• Task objective:
Data follows below. Repeat exactly the lines between the line holding "What Plotly code" and the line holding "pc1_b, pc2_b, off_b)]", inclusive, and nothing more; drop pictures.

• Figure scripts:

== == ==

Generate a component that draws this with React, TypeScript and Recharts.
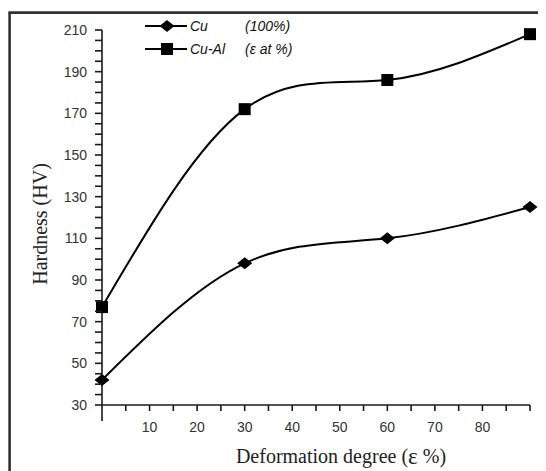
import { LineChart, Line, XAxis, YAxis } from 'recharts';

// Deformation degree (%) vs Vickers hardness
const deformation = [0, 30, 60, 90];
const cuHardness = [42, 98, 110, 125];
const cuAlHardness = [77, 172, 186, 208];

const xTicks = [0, 5, 10, 15, 20, 25, 30, 35, 40, 45, 50, 55, 60, 65, 70, 75, 80, 85, 90];
const xLabels = [10, 20, 30, 40, 50, 60, 70, 80];
const yTicks = Array.from({ length: 37 }, (_, i) => 30 + i * 5);
const yLabels = [30, 50, 70, 90, 110, 130, 150, 170, 190, 210];

const data = deformation.map((d, i) => ({ d, cu: cuHardness[i], cuAl: cuAlHardness[i] }));

const W = 538;
const H = 463;
const INK = '#1a1a1a';
const SANS = '"Liberation Sans", Arial, sans-serif';
const SERIF = '"Liberation Serif", "Times New Roman", serif';

const XTick = (props: any) => {
  const { x, y, payload } = props;
  const v = payload.value;
  return (
    <g>
      <line x1={x} y1={y} x2={x} y2={y + (v === 0 ? 16 : 6)} stroke={INK} strokeWidth={1.6} />
      {xLabels.includes(v) && (
        <text x={x} y={y + 22} textAnchor="middle" dominantBaseline="central" fontFamily={SANS} fontSize={14} fill="#333">
          {v}
        </text>
      )}
    </g>
  );
};

const YTick = (props: any) => {
  const { x, y, payload } = props;
  const v = payload.value;
  return (
    <g>
      <line x1={x - 7} y1={y} x2={x} y2={y} stroke={INK} strokeWidth={1.6} />
      {yLabels.includes(v) && (
        <text x={x - 15} y={y} textAnchor="end" dominantBaseline="central" fontFamily={SANS} fontSize={14} fill="#333">
          {v}
        </text>
      )}
    </g>
  );
};

const Diamond = (props: any) => {
  const { cx, cy } = props;
  if (cx == null || cy == null) return null;
  return <path d={`M${cx - 7.5},${cy} L${cx},${cy - 6} L${cx + 7.5},${cy} L${cx},${cy + 6} Z`} fill="#000" />;
};

const Square = (props: any) => {
  const { cx, cy } = props;
  if (cx == null || cy == null) return null;
  return <rect x={cx - 6} y={cy - 6} width={12} height={12} fill="#000" />;
};

export default function App() {
  return (
    <div style={{ position: 'relative', width: W, height: H, background: '#fff' }}>
      <LineChart width={W} height={H} data={data} margin={{ top: 22, right: 16, left: 0, bottom: 0 }}>
        <XAxis
          dataKey="d"
          type="number"
          domain={[0, 90]}
          ticks={xTicks}
          interval={0}
          height={66}
          tickSize={0}
          tickMargin={0}
          tick={<XTick />}
          axisLine={{ stroke: INK, strokeWidth: 1.6 }}
        />
        <YAxis
          type="number"
          domain={[30, 210]}
          ticks={yTicks}
          interval={0}
          width={94}
          tickSize={0}
          tickMargin={0}
          tick={<YTick />}
          axisLine={{ stroke: INK, strokeWidth: 1.6 }}
        />
        <Line type="natural" dataKey="cu" stroke="#000" strokeWidth={2} dot={<Diamond />} activeDot={false} isAnimationActive={false} />
        <Line type="natural" dataKey="cuAl" stroke="#000" strokeWidth={2} dot={<Square />} activeDot={false} isAnimationActive={false} />
      </LineChart>
      <svg width={W} height={H} style={{ position: 'absolute', left: 0, top: 0, pointerEvents: 'none' }}>
        {/* frame, cut off on the right and bottom */}
        <line x1={1.6} y1={4.6} x2={1.6} y2={H} stroke="#333" strokeWidth={2.6} />
        <line x1={0.4} y1={4.6} x2={W} y2={4.6} stroke="#333" strokeWidth={2.6} />
        {/* legend */}
        <g fontFamily={SANS} fontSize={14} fontStyle="italic" fill="#111">
          <line x1={137} y1={18} x2={179} y2={18} stroke="#000" strokeWidth={2} />
          <Diamond cx={159} cy={18} />
          <text x={182} y={18} dominantBaseline="central">Cu</text>
          <text x={237} y={18} dominantBaseline="central">(100%)</text>
          <line x1={137} y1={41} x2={179} y2={41} stroke="#000" strokeWidth={2} />
          <Square cx={159} cy={41} />
          <text x={182} y={41} dominantBaseline="central">Cu-Al</text>
          <text x={237} y={41} dominantBaseline="central">(ε at %)</text>
        </g>
        <text
          transform="translate(32,216) rotate(-90)"
          textAnchor="middle"
          dominantBaseline="central"
          fontFamily={SERIF}
          fontSize={20}
          fill="#222"
        >
          Hardness (HV)
        </text>
        <text x={333} y={448} textAnchor="middle" dominantBaseline="central" fontFamily={SERIF} fontSize={20} fill="#222">
          Deformation degree (<tspan fontSize={23}>ε</tspan> %)
        </text>
      </svg>
    </div>
  );
}
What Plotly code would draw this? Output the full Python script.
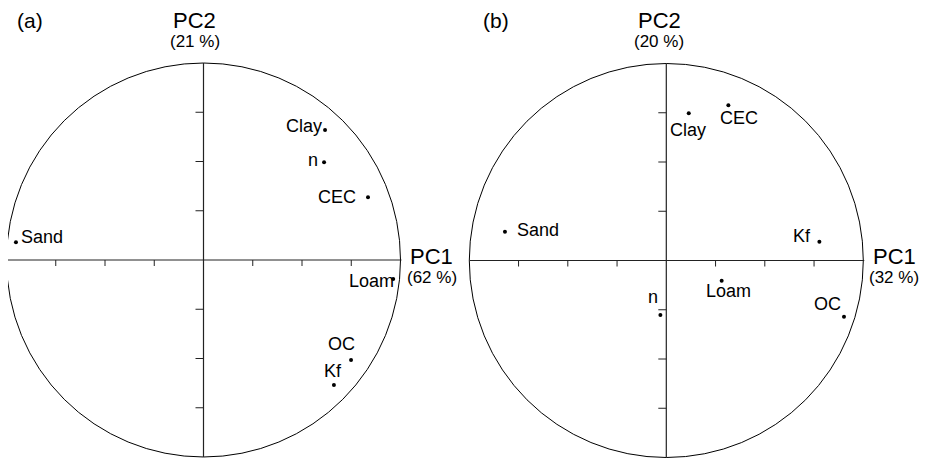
import plotly.graph_objects as go

# ---------------- data ----------------
vars_a = ["Clay", "n", "CEC", "Sand", "Loam", "OC", "Kf"]
pc1_a = [0.617, 0.612, 0.835, -0.952, 0.963, 0.749, 0.662]
pc2_a = [0.660, 0.496, 0.318, 0.090, -0.096, -0.508, -0.635]

vars_b = ["Clay", "CEC", "Sand", "Kf", "Loam", "n", "OC"]
pc1_b = [0.114, 0.315, -0.819, 0.777, 0.281, -0.030, 0.902]
pc2_b = [0.747, 0.788, 0.146, 0.095, -0.103, -0.277, -0.285]

panel_labels = ["(a)", "(b)"]
pc1_var = ["(62 %)", "(32 %)"]
pc2_var = ["(21 %)", "(20 %)"]
tick_vals = [-0.75, -0.5, -0.25, 0.25, 0.5, 0.75]

# ---------------- label offsets (px, text centre relative to dot) ----------------
off_a = [(-21, 3), (-11, 1), (-31, -1), (26, 4), (-22, -3), (-10, 15), (-1, 13)]
off_b = [(-1, -18), (11, -14), (33, 1), (-17, 5), (7, -11), (-7, 17), (-16, 12)]

# ---------------- layout geometry ----------------
OFF = 8                          # page body margin
W, H = 932 - OFF, 459 - OFF
R = 197.0                        # circle radius in px
centres = [(203.5 - OFF, 260.0 - OFF), (666.3 - OFF, 260.5 - OFF)]
split = (466 - OFF) / W
domains = [(0.0, split), (split, 1.0)]
FONT = "Arial, Liberation Sans, Helvetica, sans-serif"

fig = go.Figure()
shapes = []
annotations = []

panels = [(vars_a, pc1_a, pc2_a, off_a), (vars_b, pc1_b, pc2_b, off_b)]

for i, (names, xs, ys, offs) in enumerate(panels):
    xa = "x" if i == 0 else "x2"
    ya = "y" if i == 0 else "y2"
    cx, cy = centres[i]
    d0, d1 = domains[i]
    px0, px1 = d0 * W, d1 * W
    xr = [(px0 - cx) / R, (px1 - cx) / R]
    yr = [-(H - cy) / R, cy / R]
    axis_kw = dict(visible=False, showgrid=False, zeroline=False, fixedrange=True)
    fig.update_layout(**{
        ("xaxis" if i == 0 else "xaxis2"): dict(domain=[d0, d1], range=xr, anchor=ya, **axis_kw),
        ("yaxis" if i == 0 else "yaxis2"): dict(domain=[0, 1], range=yr, anchor=xa, **axis_kw),
    })

    # circle & axes
    shapes.append(dict(type="circle", xref=xa, yref=ya, x0=-1, y0=-1, x1=1, y1=1,
                       line=dict(color="black", width=1)))
    shapes.append(dict(type="line", xref=xa, yref=ya, x0=-1, y0=0, x1=1.005, y1=0,
                       line=dict(color="#222", width=1)))
    shapes.append(dict(type="line", xref=xa, yref=ya, x0=0, y0=-1, x1=0, y1=1,
                       line=dict(color="#222", width=1.2)))

    # ticks
    tlx = 8 / R
    tly = 6 / R
    vx, vy, hx, hy = [], [], [], []
    for t in tick_vals:
        vx += [-tlx, 0, None]
        vy += [t, t, None]
        hx += [t, t, None]
        hy += [0, -tly, None]
    fig.add_trace(go.Scatter(x=vx + hx, y=vy + hy, mode="lines", xaxis=xa, yaxis=ya,
                             line=dict(color="#222", width=1), hoverinfo="skip",
                             showlegend=False))

    # points
    fig.add_trace(go.Scatter(x=xs, y=ys, mode="markers", xaxis=xa, yaxis=ya,
                             marker=dict(color="black", size=4),
                             showlegend=False, hoverinfo="text", text=names))
    for name, x, y, (dx, dy) in zip(names, xs, ys, offs):
        annotations.append(dict(text=name, x=x, y=y, xref=xa, yref=ya, showarrow=False,
                                xanchor="center", yanchor="middle", xshift=dx, yshift=dy + 1,
                                font=dict(family=FONT, size=18, color="black")))

    # axis titles
    pc2_dx = -9 if i == 0 else -7
    annotations.append(dict(text="PC2", x=0, y=1, xref=xa, yref=ya, showarrow=False,
                            xanchor="center", yanchor="middle", xshift=pc2_dx, yshift=43,
                            font=dict(family=FONT, size=22, color="black")))
    annotations.append(dict(text=pc2_var[i], x=0, y=1, xref=xa, yref=ya, showarrow=False,
                            xanchor="center", yanchor="middle", xshift=pc2_dx, yshift=22,
                            font=dict(family=FONT, size=17, color="black")))
    annotations.append(dict(text="PC1", x=1, y=0, xref=xa, yref=ya, showarrow=False,
                            xanchor="center", yanchor="middle", xshift=31, yshift=4,
                            font=dict(family=FONT, size=22, color="black")))
    annotations.append(dict(text=pc1_var[i], x=1, y=0, xref=xa, yref=ya, showarrow=False,
                            xanchor="center", yanchor="middle", xshift=31, yshift=-17,
                            font=dict(family=FONT, size=17, color="black")))
    # panel label
    annotations.append(dict(text=panel_labels[i], x=d0, y=1, xref="paper", yref="paper",
                            showarrow=False, xanchor="left", yanchor="top",
                            xshift=15 - (OFF if i == 0 else 0), yshift=-7 + OFF,
                            font=dict(family=FONT, size=21, color="black")))

fig.update_layout(width=W, height=H, margin=dict(l=0, r=0, t=0, b=0),
                  paper_bgcolor="white", plot_bgcolor="white",
                  shapes=shapes, annotations=annotations, showlegend=False)

fig.write_html("out.html")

== == ==

• Worked answer:
What Plotly code would draw this? Output the full Python script.
import plotly.graph_objects as go

# ---------------- data ----------------
vars_a = ["Clay", "n", "CEC", "Sand", "Loam", "OC", "Kf"]
pc1_a = [0.617, 0.612, 0.835, -0.952, 0.963, 0.749, 0.662]
pc2_a = [0.660, 0.496, 0.318, 0.090, -0.096, -0.508, -0.635]

vars_b = ["Clay", "CEC", "Sand", "Kf", "Loam", "n", "OC"]
pc1_b = [0.114, 0.315, -0.819, 0.777, 0.281, -0.030, 0.902]
pc2_b = [0.747, 0.788, 0.146, 0.095, -0.103, -0.277, -0.285]

panel_labels = ["(a)", "(b)"]
pc1_var = ["(62 %)", "(32 %)"]
pc2_var = ["(21 %)", "(20 %)"]
tick_vals = [-0.75, -0.5, -0.25, 0.25, 0.5, 0.75]

# ---------------- label offsets (px, text centre relative to dot) ----------------
off_a = [(-21, 3), (-11, 1), (-31, -1), (26, 4), (-22, -3), (-10, 15), (-1, 13)]
off_b = [(-1, -18), (11, -14), (33, 1), (-17, 5), (7, -11), (-7, 17), (-16, 12)]

# ---------------- layout geometry ----------------
OFF = 8                          # page body margin
W, H = 932 - OFF, 459 - OFF
R = 197.0                        # circle radius in px
centres = [(203.5 - OFF, 260.0 - OFF), (666.3 - OFF, 260.5 - OFF)]
split = (466 - OFF) / W
domains = [(0.0, split), (split, 1.0)]
FONT = "Arial, Liberation Sans, Helvetica, sans-serif"

fig = go.Figure()
shapes = []
annotations = []

panels = [(vars_a, pc1_a, pc2_a, off_a), (vars_b, pc1_b, pc2_b, off_b)]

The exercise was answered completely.